An AI service can be legitimate if the principles used for data organisation and collection are legitimate.

Now, the construct of self-governance of something which cannot be governed by a single jurisdiction claimant(cause of the nature of the private property(read a deep learning AI network which knows how to operate based on human thinking structure) allows the property’s beneficial owners to preserve the network's extraterritorial nature.

This moves consumption away from nationalistic patronages towards a global awareness of resource distribution within one ecosphere.

In simpler words, fiscal hosts exist to run fiscal nodes. If a jurisdiction is a disputed territory, you might want to run more than one node. The network, therefore, keeps mimicking human reality.

For any state, its economy is bound by state conventions, and economic regulations govern a geospatial reality.

Geospatial reality is made up of natural resources which do not even solely belong to the prevailing Homo sapiens species; how can it then be exclusive to one group or school of thought in the governed territory? Therefore, AI services can be global, and any local implementation is not really local. Localized deployments make use of several global resources.

Remember that exclusivity is different than a private creation’s exclusion rights exercised by creators cause creation is an ongoing concern, unlike a service provider where a packaged service is consumed. As a member of Trust, we are then consuming Trust of collection and organization of meaningful organisation of semi-conductor circuitry.

As was rightly mentioned in the Impact Report Vol 1

"Our aim is to grant individuals worldwide access to technology, skill development, and innovation."

It is a ‘worldwide’ access, meaning the publication is accessible across the world, something that, once published, the access cannot be revoked or controlled by anyone except that the source of truth can be controlled, which can be configured to have another version of the AI service published.

If we have arrived at a compact governance model, granting access through existing state governance models should be prioritized.

Large chunks of the population are experiencing poverty due to human-made artificial constructs, played routinely by very few millions over billion minds.

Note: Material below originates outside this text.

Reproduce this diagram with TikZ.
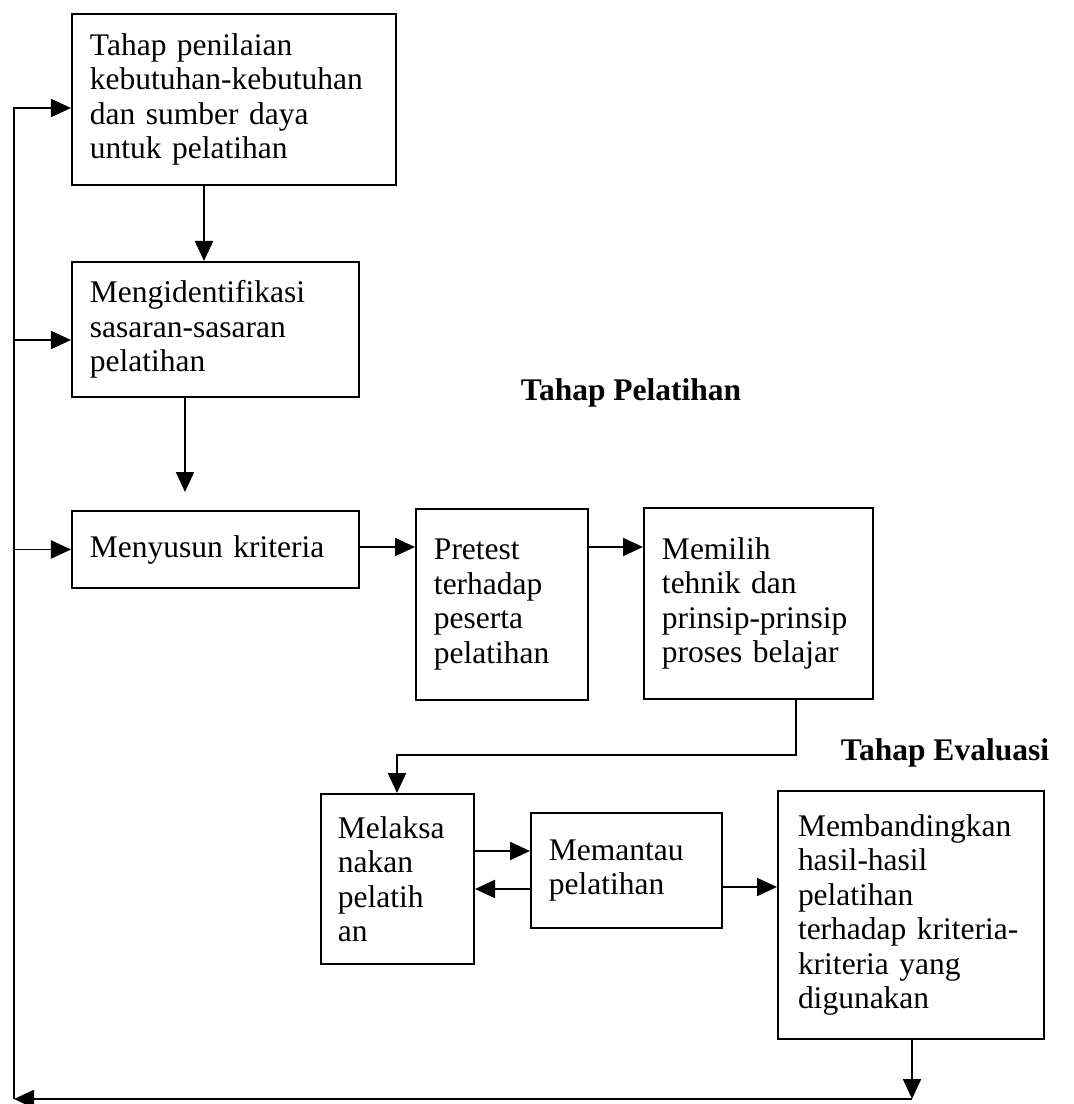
\documentclass[tikz,border=0pt]{standalone}
\usepackage{fontspec}
\setmainfont{Liberation Serif}
\usepackage{tikz}
\usetikzlibrary{arrows.meta,positioning,calc}

\newcommand{\stagefont}{\fontsize{22.4}{24.5}\selectfont}
\tikzset{
    stagebox/.style={draw, line width=1.4pt, anchor=north west, align=left,
        inner xsep=0.45cm, inner ysep=0pt, font=\stagefont},
    flow/.style={line width=1.4pt, -{Triangle[length=0.5cm,width=0.45cm]}},
    phase/.style={font=\stagefont\bfseries}
}

\begin{document}
\begin{tikzpicture}[x=0.025cm, y=-0.025cm]
    \path[use as bounding box, fill=white] (0,0) rectangle (1073,1104);

    % Planning stage (left column)
    \node[stagebox, text width=7.2cm, minimum height=4.275cm] (tahap) at (71,13)
        {Tahap penilaian\\kebutuhan-kebutuhan\\dan sumber daya\\untuk pelatihan};
    \node[stagebox, text width=6.275cm, minimum height=3.375cm] (identifikasi) at (71,261)
        {Mengidentifikasi\\sasaran-sasaran\\pelatihan};
    \node[stagebox, text width=6.275cm, minimum height=1.925cm] (susun) at (71,510)
        {Menyusun kriteria};

    % Training stage
    \node[phase] (pelatihan) at (631,393) {Tahap Pelatihan};
    \node[stagebox, text width=3.4cm, minimum height=4.775cm] (pretest) at (415,508)
        {Pretest\\terhadap\\peserta\\pelatihan};
    \node[stagebox, text width=4.825cm, minimum height=4.775cm] (pilih) at (643,507)
        {Memilih\\tehnik dan\\prinsip-prinsip\\proses belajar};
    \node[stagebox, inner xsep=0.425cm, text width=2.975cm, minimum height=4.25cm] (laksana) at (320,793)
        {Melaksa\\nakan\\pelatih\\an};
    \node[stagebox, text width=3.875cm, minimum height=2.875cm] (pantau) at (530,812)
        {Memantau\\pelatihan};

    % Evaluation stage
    \node[phase] (evaluasi) at (945,753) {Tahap Evaluasi};
    \node[stagebox, inner xsep=0.5cm, text width=5.65cm, minimum height=6.2cm] (banding) at (777,790)
        {Membandingkan\\hasil-hasil\\pelatihan\\terhadap kriteria-\\kriteria yang\\digunakan};

    % Forward arrows
    \coordinate (susungap) at (185,492);
    \coordinate (turn) at (796,755);
    \draw[flow] (tahap.south -| 204,0) -- (identifikasi.north -| 204,0);
    \draw[flow] (identifikasi.south -| susungap) -- (susungap);
    \draw[flow] (susun.east |- 0,547) -- (pretest.west |- 0,547);
    \draw[flow] (pretest.east |- 0,547) -- (pilih.west |- 0,547);
    \draw[flow] (pilih.south -| turn) -- (turn) -| (laksana.north -| 397,0);
    \draw[flow] (laksana.east |- 0,851) -- (pantau.west |- 0,851);
    \draw[flow] (pantau.west |- 0,889) -- (laksana.east |- 0,889);
    \draw[flow] (pantau.east |- 0,887) -- (banding.west |- 0,887);

    % Feedback loop
    \coordinate (drop) at (912,1099);
    \coordinate (corner) at (14,1099);
    \coordinate (top) at (14,108);
    \draw[flow] (banding.south -| drop) -- (drop);
    \draw[flow] (drop) -- (corner);
    \draw[flow] (corner) -- (top) -- (tahap.west |- top);
    \draw[flow] (corner |- 0,340) -- (identifikasi.west |- 0,340);
    \draw[flow] (corner |- susun.west) -- (susun.west);
\end{tikzpicture}
\end{document}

Human society has enough technology and organisational principles to reduce poverty, inequity and hunger. Unfortunately, those who possess control over resources though the monetary policies also possess existential comfort. After all, commonality predicts that the haves are privileged, and the ‘have not’ are not. The needless push for the existential comfort of one group over another, while unnecessary fiscal and governance baggage unfolds across economies, is not suitable for the current world order, where more revelations have been made on human existential than earlier or in the last century.